A avó Espírito Santo era uma velhinha redondinha com neve, muita neve nos cabelos, com uma cara redonda onde morou sempre um sorriso doce que me acolhia quando, sem cerimónias, lhe entrava pela porta dentro.
Naqueles tempos, lá pela Ribaldeira, as portas estavam só no trinco e, se alguém batia, não se perguntava “quem é” dizia-se “entre” e depois se veria com que visita a ocasião nos brindava. Todos eram bem-vindos!
A avó Espírito Santo deslocava-se com dificuldade, agarrada a uma linda bengala de madeira escura “como é que uma bengala poderá ser bonita?” pois eu achava aquele manípulo polido, onde ela colocava a mão, um bicho fabuloso, já nem me lembro como era mas, sei que fazia os meus encantos. Com a avó Espírito Santo vivia a prima Toninha, órfã de mãe e criada pela avó desde pequenina; o pai, genro da avó Espírito Santo, era um homem alto, polícia em Lisboa, que, com um ar simpático e maneiras finas, alterou o meu conceito de autoridade, aparecia muitas vezes para visitar a sogra e mimar a filha.
A prima Toninha tinha um lindo cabelo preto de ondas largas, igualzinho ao daquelas imagens dos postais ilustrados que havia em minha casa, trocados entre o meu pai e a minha mãe nos tempos de namoro. Era pela idade do meu irmão, talvez até um pouco mais velha, por isso não brincava comigo, mas facilitava-me o acesso aos bolos da avó Espírito Santo. Adorava vê-la num vestido de riscas largas coloridas, apertado na cintura fina com um cinto, que por vezes usava lá por casa.
A casa da avó Espírito Santo era pequena, pelos desaires da fortuna, soube mais tarde mas, parecia um ovo recheado de coisas lindas, muito bem arrumadas pela prima Toninha, coisas que só um diabrete como eu, ocasionalmente, tirava do lugar.
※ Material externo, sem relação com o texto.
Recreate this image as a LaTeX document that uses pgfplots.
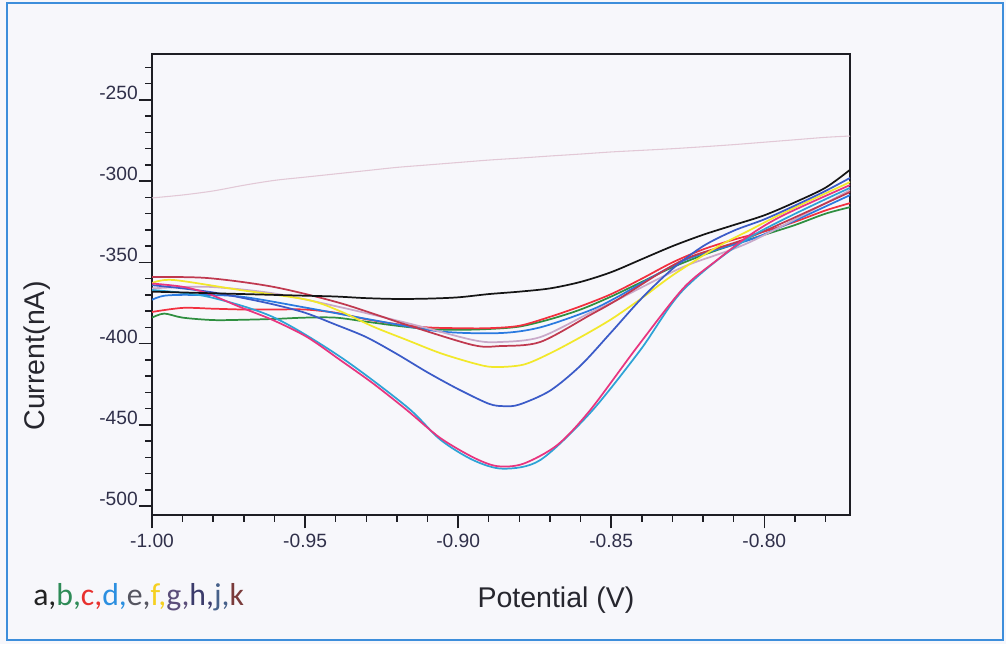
\documentclass[border=0pt]{standalone}
\usepackage{fontspec}
\setmainfont{Liberation Sans}
\newfontfamily\cali{Carlito}
\usepackage{pgfplots}
\pgfplotsset{compat=1.18}
\definecolor{bgc}{HTML}{F7F7FB}
\definecolor{borderc}{HTML}{3D8EDB}
\definecolor{axc}{HTML}{1E1E24}
\definecolor{tickc}{HTML}{30304A}
\definecolor{labc}{HTML}{26262E}
\definecolor{cblack}{HTML}{151515}
\definecolor{cfaint}{HTML}{E2C8D6}
\definecolor{cred}{HTML}{F2303F}
\definecolor{cgreen}{HTML}{2F8F40}
\definecolor{cdodger}{HTML}{2A7AE0}
\definecolor{croyal}{HTML}{3B5BC8}
\definecolor{ccyan}{HTML}{2DA3D6}
\definecolor{cmag}{HTML}{E8357F}
\definecolor{cyel}{HTML}{F2E82A}
\definecolor{clav}{HTML}{C9A9C9}
\definecolor{cbrown}{HTML}{C0394F}
\definecolor{la}{HTML}{222222}
\definecolor{lb}{HTML}{2E8B57}
\definecolor{lc}{HTML}{E8302E}
\definecolor{ld}{HTML}{2C8FE0}
\definecolor{le}{HTML}{555560}
\definecolor{lf}{HTML}{F5D020}
\definecolor{lg}{HTML}{5B4E7A}
\definecolor{lh}{HTML}{3B3B6B}
\definecolor{lj}{HTML}{46608A}
\definecolor{lk}{HTML}{7A3B3B}
\begin{document}
\begin{tikzpicture}
\fill[bgc] (0,0) rectangle (754.5pt,483pt);
\draw[borderc, line width=2pt] (5.25pt,3pt) rectangle (752.25pt,480.75pt);
\begin{axis}[
  at={(114pt,96.75pt)}, anchor=south west,
  scale only axis, width=523.5pt, height=345.75pt,
  xmin=-1, xmax=-0.772, ymin=-505.5, ymax=-221.7,
  xtick={-1,-0.95,-0.9,-0.85,-0.8},
  xticklabels={-1.00,-0.95,-0.90,-0.85,-0.80},
  ytick={-500,-450,-400,-350,-300,-250},
  yticklabels={-500,-450,-400,-350,-300,-250},
  minor xtick={-0.99,-0.98,-0.97,-0.96,-0.94,-0.93,-0.92,-0.91,-0.89,-0.88,-0.87,-0.86,-0.84,-0.83,-0.82,-0.81,-0.79,-0.78},
  minor ytick={-490,-480,-470,-460,-440,-430,-420,-410,-390,-380,-370,-360,-340,-330,-320,-310,-290,-280,-270,-260,-240,-230},
  tick pos=left, tick align=outside,
  major tick length=10pt, minor tick length=5pt,
  every tick/.style={line width=1.1pt, color=axc},
  axis line style={line width=1.4pt, color=axc},
  ticklabel style={font=\fontsize{14.4}{14.4}\selectfont, text=tickc},
  yticklabel style={anchor=south east, inner sep=0pt, xshift=-0.5pt},
  xticklabel style={anchor=north, inner sep=0pt, yshift=-4pt},
  axis background/.style={fill=bgc},
  every axis plot/.append style={line width=1.3pt, smooth, tension=0.5},
]
% faint top line
\addplot[cfaint, line width=0.8pt] coordinates {(-1.00,-310.3) (-0.99,-308.5) (-0.98,-306) (-0.97,-302.5) (-0.96,-299.5) (-0.95,-297.5) (-0.94,-295.5) (-0.93,-293.5) (-0.92,-291.5) (-0.91,-290) (-0.90,-288.5) (-0.89,-287) (-0.88,-285.8) (-0.87,-284.5) (-0.86,-283.3) (-0.85,-282) (-0.84,-281) (-0.83,-280) (-0.82,-278.8) (-0.81,-277.5) (-0.80,-276) (-0.79,-274.5) (-0.78,-273) (-0.772,-272.2)};
% green
\addplot[cgreen] coordinates {(-1.00,-384) (-0.996,-381.5) (-0.99,-384) (-0.98,-385.5) (-0.97,-385.3) (-0.96,-384.8) (-0.95,-384) (-0.94,-384) (-0.93,-386.5) (-0.92,-389) (-0.91,-391) (-0.90,-391.5) (-0.89,-391) (-0.88,-389.5) (-0.87,-385) (-0.86,-379) (-0.85,-371) (-0.84,-362) (-0.83,-353) (-0.82,-345.5) (-0.81,-339) (-0.80,-333) (-0.79,-327) (-0.78,-320) (-0.772,-316)};
% red
\addplot[cred] coordinates {(-1.00,-380.5) (-0.99,-378) (-0.98,-378.5) (-0.97,-379) (-0.96,-379) (-0.95,-379) (-0.94,-381) (-0.93,-385) (-0.92,-388) (-0.91,-390) (-0.90,-390.5) (-0.89,-390.5) (-0.88,-389) (-0.87,-383.5) (-0.86,-377) (-0.85,-369.5) (-0.84,-360) (-0.83,-350) (-0.82,-342) (-0.81,-336) (-0.80,-331) (-0.79,-325) (-0.78,-318) (-0.772,-313.5)};
% dodger blue
\addplot[cdodger] coordinates {(-1.00,-373) (-0.996,-370.5) (-0.9876,-370) (-0.9712,-371) (-0.9493,-378) (-0.9278,-385.5) (-0.9059,-392.5) (-0.8863,-393.5) (-0.8732,-390) (-0.8569,-379.5) (-0.848,-371.3) (-0.8265,-349) (-0.8046,-336) (-0.7938,-327.5) (-0.7719,-308.5)};
% lavender
\addplot[clav] coordinates {(-1.00,-366) (-0.982,-365) (-0.9605,-369) (-0.9386,-377.5) (-0.9167,-387.3) (-0.8951,-397.8) (-0.8863,-399) (-0.8732,-396) (-0.8569,-381) (-0.848,-373) (-0.8265,-352.8) (-0.8046,-337.4) (-0.7719,-305.4)};
% brown-red
\addplot[cbrown] coordinates {(-1.00,-359) (-0.982,-359.6) (-0.9605,-365) (-0.9386,-375) (-0.9167,-388.5) (-0.8951,-400.9) (-0.8863,-401.5) (-0.8732,-399) (-0.8569,-382.4) (-0.848,-373) (-0.8265,-348.5) (-0.8046,-334.4) (-0.7719,-306.6)};
% yellow
\addplot[cyel] coordinates {(-1.00,-362.7) (-0.9931,-360.8) (-0.9712,-367) (-0.9493,-373) (-0.9386,-380) (-0.9278,-389.5) (-0.9167,-397.8) (-0.9059,-405.8) (-0.8951,-412) (-0.8886,-414.4) (-0.8788,-413) (-0.87,-406) (-0.86,-396) (-0.85,-385) (-0.84,-372) (-0.83,-358) (-0.8154,-340.5) (-0.8046,-330) (-0.7938,-319.6) (-0.7719,-300.5)};
% royal blue
\addplot[croyal] coordinates {(-1.00,-364) (-0.99,-366) (-0.98,-368.5) (-0.97,-372) (-0.96,-376) (-0.95,-381) (-0.94,-388.3) (-0.93,-396) (-0.92,-406.4) (-0.91,-417.7) (-0.90,-428) (-0.89,-437) (-0.885,-438.5) (-0.88,-437.5) (-0.87,-429) (-0.86,-413.5) (-0.85,-393) (-0.84,-372) (-0.83,-354) (-0.82,-340) (-0.81,-330.5) (-0.80,-323.5) (-0.79,-315) (-0.78,-306) (-0.772,-298)};
% cyan
\addplot[ccyan] coordinates {(-1.00,-367) (-0.982,-371) (-0.9605,-383.6) (-0.9386,-408) (-0.9167,-439) (-0.9059,-459) (-0.8951,-471.7) (-0.8853,-477) (-0.8732,-471.7) (-0.8569,-442.7) (-0.8405,-404) (-0.8265,-367) (-0.8046,-334.4) (-0.7719,-304)};
% magenta
\addplot[cmag] coordinates {(-1.00,-363) (-0.99,-365) (-0.982,-369) (-0.9712,-377.5) (-0.9605,-385.5) (-0.9493,-396) (-0.9386,-410) (-0.9278,-424.5) (-0.9167,-441) (-0.9059,-458) (-0.8951,-470) (-0.8873,-475.4) (-0.8788,-474) (-0.8676,-462.4) (-0.8569,-441) (-0.8415,-402) (-0.8265,-366) (-0.8154,-348.5) (-0.8046,-333) (-0.7938,-321) (-0.7719,-302.3)};
% black
\addplot[cblack] coordinates {(-1.00,-368) (-0.99,-368.5) (-0.98,-369) (-0.97,-369.5) (-0.96,-370) (-0.95,-370.5) (-0.94,-371) (-0.93,-372) (-0.92,-372.5) (-0.91,-372.3) (-0.90,-371.5) (-0.89,-369.5) (-0.88,-368) (-0.87,-366) (-0.86,-362) (-0.85,-356) (-0.84,-348) (-0.83,-340) (-0.82,-333) (-0.81,-327) (-0.80,-321) (-0.79,-313) (-0.78,-304) (-0.772,-293)};
\end{axis}
\node[rotate=90, font=\fontsize{21.4}{21.4}\selectfont, text=labc] at (27.75pt,216pt) {Current(nA)};
\node[anchor=base, font=\fontsize{21.4}{21.4}\selectfont, text=labc] at (417pt,27.75pt) {Potential (V)};
\node[anchor=base west, inner sep=0pt, font=\cali\fontsize{23.8}{24}\selectfont] at (24.75pt,29.25pt) {\textcolor{la}{a,}\textcolor{lb}{b,}\textcolor{lc}{c,}\textcolor{ld}{d,}\textcolor{le}{e,}\textcolor{lf}{f,}\textcolor{lg}{g,}\textcolor{lh}{h,}\textcolor{lj}{j,}\textcolor{lk}{k}};
\end{tikzpicture}
\end{document}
Como qualquer criança “mexericava” em tudo o que era novidade e aquela arrumação, reconheço hoje, de objectos cujos contornos tão bem conhecia, proporcionava-me leituras estéticas que ainda recordo mas que gostava de alterar para voltar a imitar. Pude sempre mexer em tudo, arrumar e desarrumar a meu belo prazer e ver até respeitadas por algum tempo, as minhas “opções estéticas”.
O tio Joaquim era filho da avó Espírito Santo, morava com a mulher, a tia Joaquina, igualmente uma ternura de criatura, na adega contígua à casa da Avó Espírito Santo, que a má cabeça do tio Joaquim fizera transformar em habitação. A tia Joaquina, com chita colorida e imaginação, havia transformado aquela “amplitude” numa habitação de três assoalhadas.
O tio Joaquim, homem seco de carnes e curtido pelo sol, era de poucas falas e vivia agarrado à enxada, cavando na vinha de escassos metros a amargura e o pouco que ainda lhe cabia em sorte. Mesmo assim, ainda teve tempo, paciência e a feliz ideia de me montar um baloiço nas raízes das figueiras do quintal da minha avó Isabel que caiam abruptamente sobre a sua pequena propriedade, situada em terreno desnivelado, uns metros mais abaixo.
O que a minha imaginação voou no “vai e vem” daquele baloiço!
A Avó Espírito Santo morava perto da avó Isabel, só que… a avó Espírito Santo não era minha avó, era, isso sim, avó da prima Toninha que também não era minha prima e o tio Joaquim e a tia Joaquina, que eram tios da Toninha, também não eram meus tios!
Abençoado contexto social dessa aldeia de vinhedos, maçã reineta e pêra rocha! Usufruir de tanto afecto era para mim uma coisa natural. E aquelas visitas de Setembro ajudaram a moldar a alma rústica que possuo.